Romans 12:2 states: "And be not conformed to this world: but be ye transformed by the renewing of your mind, that ye may prove what is that good, and acceptable, and perfect, will of God."
2. Do Some Self-Reflection
In "Deadpool," the title character periodically "breaks the fourth wall" and addresses the audience, showing an awareness of who he is and why he is.
In the life of a Christian, it's good to do some self-examination from time to time to ensure that one's spiritual life is on the right track. For some, what better time to do a little self-reflection than the season of Lent?
2 Corinthians 13:5 encourages Christians to, "Examine yourselves, whether ye be in the faith; prove your own selves. Know ye not your own selves, how that Jesus Christ is in you, except ye be reprobates?"
3. Stand-Up for What's Right
Just as Deadpool doesn't hesitate to fight the "bad guys" (the guys considered worse than him), so Christians should take a stand for Jesus in a day when people resist sound doctrine, and when the freedoms of religious expression are increasingly challenged.
Famed late theologian Chuck Colson once spoke out against attacks on public expressions of faith and urged Christians to " … refuse to buckle under attempts to force them to keep silent about their beliefs — or worse, attempts to force them to deny those beliefs."

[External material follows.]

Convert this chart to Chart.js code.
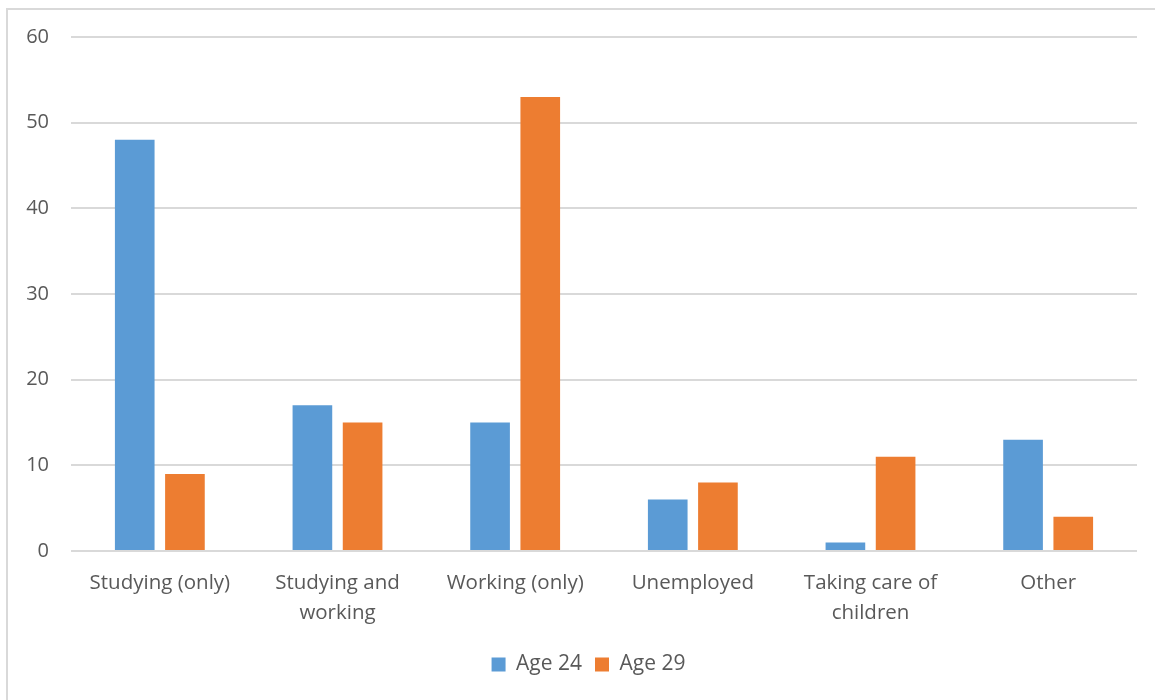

As previously reported by The Christian Post, Colson forecasted the religious persecution that has become so prevalent in the Middle East. "We're going to see the real anti-Christian bias over the next few years," he wrote in 2002.
That claim could not be better illustrated than by the increasing persecution of hundreds of thousands, if not millions, of Arab Christians in Middle Eastern countries like Iraq and Syria at the hands of terror groups like the Islamic State and al Qaeda. Scores of believers are being massacred or sold into sexual slavery because of their Christian faith and refusal to convert to Islam.
To circumstances like this, Psalm 94:16 asks: "Who will rise up for me against the evildoers? or who will stand up for me against the workers of iniquity?"